|Our very bad bad Noir Girl.|
Dark Passage and the film I watched last night on TCM, The Lady in the Lake, are shot almost exclusively from the protagonist's point of view. The only time we see Robert Montgomery (who also directed The Lady in the Lake) is when he is facing a mirror. M-G-M (who were not crazy about Montgomery's idea, and also forced him to shoot a number of shots of him at a table, guiding us through the story) advertised the film as not only starring Montgomery and Audrey Totter, but YOU! , as well.
But, for whatever reason, this time I enjoyed it tremendously, savoring every last little minute. Actually, I think I know the reason why I liked this film and style so much this time, and it was not because of the English show, Peep Show, or the computer game, Facade.
It was because of Audrey Totter.
When you do a film like this it gives enormous freedom and flexibility to the actors with their performances.

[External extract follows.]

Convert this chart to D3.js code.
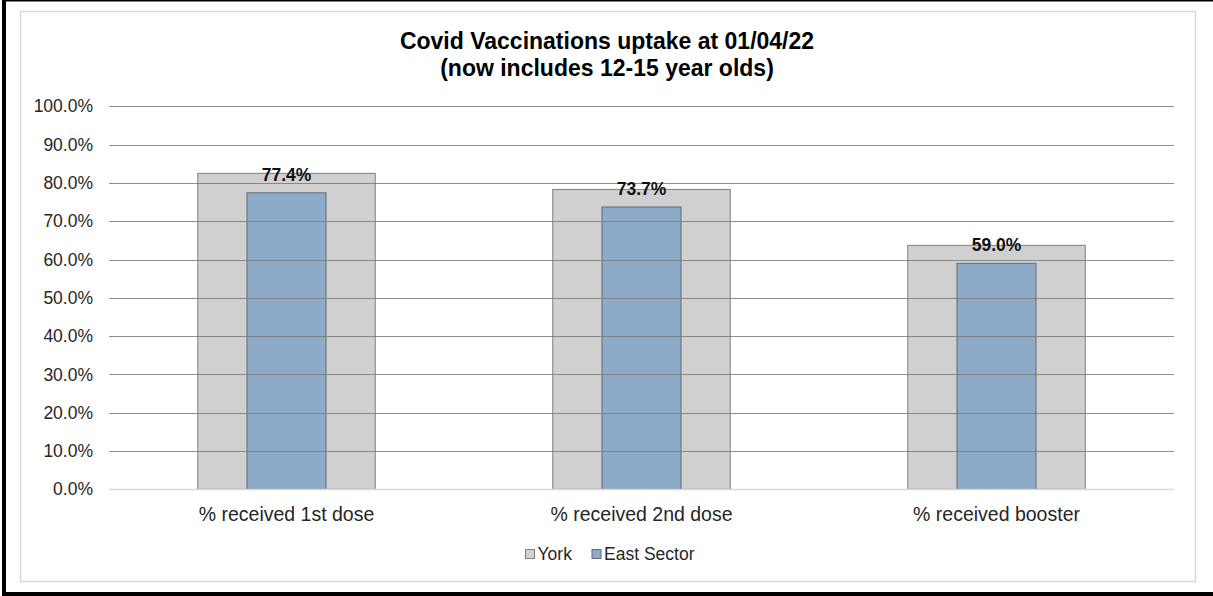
<!DOCTYPE html>
<html>
<head>
<meta charset="utf-8">
<script src="https://cdn.jsdelivr.net/npm/d3@7/dist/d3.min.js"></script>
<style>
  html, body { margin: 0; padding: 0; background: #fff; }
  svg { display: block; font-family: "Liberation Sans", Arial, sans-serif; }
</style>
</head>
<body>
<svg id="chart" width="1213" height="596"></svg>
<script>
const categories = ["% received 1st dose", "% received 2nd dose", "% received booster"];
const seriesNames = ["York", "East Sector"];
const yorkValues = [0.825, 0.783, 0.637];
const eastValues = [0.774, 0.737, 0.590];
const yTicks = [0, 0.1, 0.2, 0.3, 0.4, 0.5, 0.6, 0.7, 0.8, 0.9, 1.0];
const titleLines = ["Covid Vaccinations uptake at 01/04/22", "(now includes 12-15 year olds)"];

const svg = d3.select("#chart");
const W = 1213, H = 596;

// outer black frame (left, top, bottom)
svg.append("rect").attr("x", 2).attr("y", 0).attr("width", 4).attr("height", H).attr("fill", "#000");
svg.append("rect").attr("x", 2).attr("y", 0).attr("width", W - 2).attr("height", 1.5).attr("fill", "#000");
svg.append("rect").attr("x", 2).attr("y", 592).attr("width", W - 2).attr("height", 4).attr("fill", "#000");

// chart area border
svg.append("rect").attr("x", 20.5).attr("y", 11.5).attr("width", 1175).attr("height", 570)
  .attr("fill", "#fff").attr("stroke", "#d9d9d9").attr("stroke-width", 1.5);

const x = d3.scaleBand().domain(categories).range([109, 1174]).paddingInner(0.5).paddingOuter(0.25);
const y = d3.scaleLinear().domain([0, 1]).range([489.3, 106.3]);

// York bars
svg.append("g").selectAll("rect").data(categories).join("rect")
  .attr("x", d => x(d))
  .attr("width", x.bandwidth())
  .attr("y", (d, i) => y(yorkValues[i]))
  .attr("height", (d, i) => y(0) - y(yorkValues[i]))
  .attr("fill", "#d0d0d0").attr("stroke", "#808080").attr("stroke-width", 1);

// East Sector bars
const eastW = x.bandwidth() * 0.445;
svg.append("g").selectAll("rect").data(categories).join("rect")
  .attr("x", d => x(d) + x.bandwidth() / 2 - eastW / 2)
  .attr("width", eastW)
  .attr("y", (d, i) => y(eastValues[i]))
  .attr("height", (d, i) => y(0) - y(eastValues[i]))
  .attr("fill", "#8eaac9").attr("stroke", "#5f6b78").attr("stroke-width", 1);

// gridlines on top
const grid = svg.append("g");
grid.selectAll("line").data(yTicks.filter(t => t > 0)).join("line")
  .attr("x1", 109).attr("x2", 1174)
  .attr("y1", d => Math.round(y(d)) + 0.5).attr("y2", d => Math.round(y(d)) + 0.5)
  .attr("stroke", "#7a7a7a").attr("stroke-opacity", 0.85).attr("stroke-width", 1.2);
svg.append("line").attr("x1", 109).attr("x2", 1174)
  .attr("y1", Math.round(y(0)) + 0.5).attr("y2", Math.round(y(0)) + 0.5)
  .attr("stroke", "#d9d9d9").attr("stroke-width", 1.5);

// y axis labels
const yAxis = d3.axisLeft(y).tickValues(yTicks).tickFormat(d3.format(".1%")).tickSize(0).tickPadding(16);
const ga = svg.append("g").attr("transform", "translate(109,0)").call(yAxis);
ga.select(".domain").remove();
ga.selectAll("text").attr("font-size", 17.5).attr("fill", "#262626")
  .attr("font-family", "'Liberation Sans', Arial, sans-serif");

// x axis labels
const xAxis = d3.axisBottom(x).tickSize(0).tickPadding(18);
const gx = svg.append("g").attr("transform", `translate(0,${y(0)})`).call(xAxis);
gx.select(".domain").remove();
gx.selectAll("text").attr("font-size", 19.5).attr("fill", "#262626")
  .attr("font-family", "'Liberation Sans', Arial, sans-serif");

// data labels
svg.append("g").selectAll("text").data(categories).join("text")
  .attr("x", d => x(d) + x.bandwidth() / 2)
  .attr("y", (d, i) => y(eastValues[i]) - 12)
  .attr("text-anchor", "middle")
  .attr("font-size", 17.5).attr("font-weight", "bold").attr("fill", "#111")
  .text((d, i) => d3.format(".1%")(eastValues[i]));

// title
svg.append("g").selectAll("text").data(titleLines).join("text")
  .attr("x", 607).attr("y", (d, i) => 49 + i * 27)
  .attr("text-anchor", "middle")
  .attr("font-size", 23).attr("font-weight", "bold").attr("fill", "#000")
  .text(d => d);

// legend
const legend = [
  { name: seriesNames[0], x: 525, fill: "#d0d0d0", stroke: "#808080" },
  { name: seriesNames[1], x: 591.5, fill: "#8eaac9", stroke: "#5f6b78" }
];
const lg = svg.append("g");
legend.forEach(l => {
  lg.append("rect").attr("x", l.x + 0.5).attr("y", 549.5).attr("width", 9).attr("height", 9)
    .attr("fill", l.fill).attr("stroke", l.stroke).attr("stroke-width", 1);
  lg.append("text").attr("x", l.x + 12.5).attr("y", 559.5)
    .attr("font-size", 17.5).attr("fill", "#262626").text(l.name);
});
</script>
</body>
</html>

And, Ms Totter -- who plays every scene directly to the camera as if she is speaking to Montgomery -- runs wild with it. She camps and mugs and purrs and whispers and flirts and shows off that dynamite figure of hers (Irene did the costumes, and there are some spectacular collarless frocks with tiny cut outs at the neckline, including one lined with lace that runs down the center of her chest to the the skirt, that are to die for) and completely steals the picture. I would also like to mention here my "Lilith (from Cheers) Complex". Oftentimes, I prefer actresses with their hair up or pulled back in elaborate or severe sets, than their hair down or loose. Which goes against the whole pulp/noir ethos. Marlowe/Spade/Nick Charles will not even notice a woman unless her hair is down.
The story is your typical noir detective thing-y. It is based on a Raymond Chandler book, a Philip Marlowe tale from Southern California. And, it is not the reason to see the film.
Go see Totter -- fantastic name! -- do her thing. It is a Camp Treat! Delicious.
P.S. Facade gang, when is The Party coming out?